Bisogna che i rapporti di lavoro discontinuo e occasionale siano regolati in modo snello e senza pastoie burocratiche.
I voucher possiedono queste caratteristiche. Perché, allora, si sono trasformati nella scandalosa legalizzazione di una nuova forma di caporalato? Per rispondere a questa domanda bisogna di certo evitare, perché inutili e fuorvianti, sia disquisizioni giuslavoristiche, sia giudizi etici su imprenditori “cattivi” che perseguono biechi interessi.
L’esigenza delle aziende di dimensionare in modo flessibile la loro capacità produttiva non è l’argomento che può giustificare l’adozione dei voucher: sia l’importo molto ridotto che la totale assenza di tutela dei diritti civili fa sì che questo strumento sia tollerabile solo in caso di estrema eccezionalità del rapporto di lavoro.
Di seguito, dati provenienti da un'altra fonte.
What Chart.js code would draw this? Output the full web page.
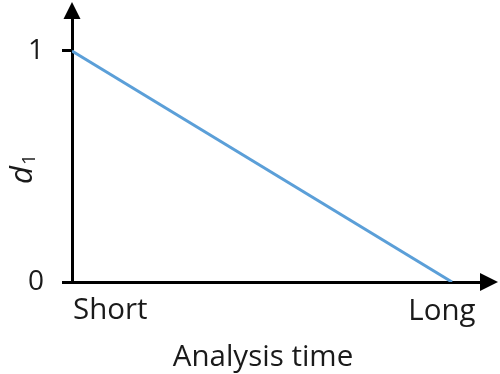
<!DOCTYPE html>
<html>
<head>
<meta charset="utf-8">
<script src="https://cdn.jsdelivr.net/npm/chart.js@4/dist/chart.umd.min.js"></script>
<style>
  html, body { margin: 0; padding: 0; background: #fff; }
</style>
</head>
<body>
<canvas id="chart" width="500" height="374"></canvas>
<script>
// data
const categories = ["Short", "Long"];
const timeValues = [0, 1];
const dValues = [1, 0];
const yTicks = [0, 1];
const yTickLabels = ["0", "1"];
const xTitle = "Analysis time";

const textColor = "#1a1a1a";
const fontName = "'Open Sans', 'Noto Sans', sans-serif";

// arrows, category labels and titles
const extras = {
    id: "extras",
    afterDraw(chart) {
        const ctx = chart.ctx;
        const area = chart.chartArea;
        const xs = chart.scales.x;

        ctx.save();
        ctx.fillStyle = "#000";
        // arrow on y axis
        ctx.beginPath();
        ctx.moveTo(area.left, area.top - 17);
        ctx.lineTo(area.left - 8.5, area.top);
        ctx.lineTo(area.left + 8.5, area.top);
        ctx.closePath();
        ctx.fill();
        // arrow on x axis
        ctx.beginPath();
        ctx.moveTo(area.right + 18, area.bottom);
        ctx.lineTo(area.right, area.bottom - 9);
        ctx.lineTo(area.right, area.bottom + 9);
        ctx.closePath();
        ctx.fill();

        ctx.fillStyle = textColor;
        ctx.font = "29.5px " + fontName;
        ctx.textBaseline = "alphabetic";
        // category labels
        ctx.textAlign = "left";
        ctx.fillText(categories[0], xs.getPixelForValue(timeValues[0]) + 1, area.bottom + 37);
        ctx.textAlign = "center";
        ctx.fillText(categories[1], xs.getPixelForValue(timeValues[1]) - 10, area.bottom + 38);
        // x title
        ctx.fillText(xTitle, area.left + 191, area.bottom + 84);

        // y title: italic d with subscript 1
        ctx.translate(32, 184);
        ctx.rotate(-Math.PI / 2);
        ctx.textAlign = "left";
        ctx.font = "italic 31px " + fontName;
        ctx.fillText("d", 0, 0);
        const w = ctx.measureText("d").width;
        ctx.font = "19px " + fontName;
        ctx.fillText("1", w + 1, 3);
        ctx.restore();
    }
};

const ctx = document.getElementById("chart");

new Chart(ctx, {
    type: "line",
    data: {
        datasets: [{
            data: timeValues.map((t, i) => ({ x: t, y: dValues[i] })),
            borderColor: "#5b9fd8",
            borderWidth: 3,
            pointRadius: 0,
            tension: 0
        }]
    },
    options: {
        responsive: false,
        animation: false,
        layout: { padding: { left: 0, top: 19, right: 20, bottom: 0 } },
        plugins: {
            legend: { display: false },
            tooltip: { enabled: false }
        },
        scales: {
            x: {
                type: "linear",
                min: 0,
                max: 1.0737,
                afterFit: (scale) => { scale.height = 92; },
                ticks: { display: false },
                grid: { display: false },
                border: { display: true, color: "#000", width: 3 }
            },
            y: {
                type: "linear",
                min: 0,
                max: 1.1385,
                afterFit: (scale) => {
                    scale.width = 72;
                    scale.paddingTop = 0;
                    scale.paddingBottom = 0;
                },
                afterBuildTicks: (scale) => {
                    scale.ticks = yTicks.map(v => ({ value: v }));
                },
                ticks: {
                    padding: 18,
                    color: textColor,
                    font: { family: fontName, size: 28 },
                    callback: (value) => yTickLabels[yTicks.indexOf(value)]
                },
                grid: {
                    drawOnChartArea: false,
                    drawTicks: true,
                    tickLength: 10,
                    color: "#000",
                    lineWidth: 3
                },
                border: { display: true, color: "#000", width: 3 }
            }
        }
    },
    plugins: [extras]
});
</script>
</body>
</html>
D’altro lato, però, i voucher costituiscono uno strumento contrattuale snello che consente di evitare le ingessature burocratiche della magistratura e dell’ispettorato del lavoro. Ma una cosa sono le ingessature burocratiche, altra cosa invece qualche apparato di controllo che permetta un adeguato ed efficace sistema sanzionatorio che punisca chi non rispetta le regole del gioco.
Uno dei nodi centrali delle disfunzioni del “sistema Italia” consiste proprio nel fatto gli apparati di controllo sono inefficaci: i reprobi riescono quasi sempre a evitare le maglie della “giustizia”. Nel caso specifico, infatti, non viene di fatto sanzionato l’uso inappropriato dei voucher.
Questo garantismo a rovescio riguarda, purtroppo, non soltanto i voucher, bensì tutte le regole che toccano chi ha la concreta possibilità (anche economica) di utilizzare schiere di legulei che attraverso cavilli possano aggirare una “giustizia” solo formale. Insomma abbiamo un sistema di garantismo peloso che garantisce l’impunità ai delinquenti e non fornisce alcuna tutela alle vittime.
Invece di continuare a modificare norme o procedure burocratiche sarebbe opportuno rivoluzionare i nostri apparati amministrativi, soprattutto le modalità di funzionamento della magistratura e degli altri organi di controllo.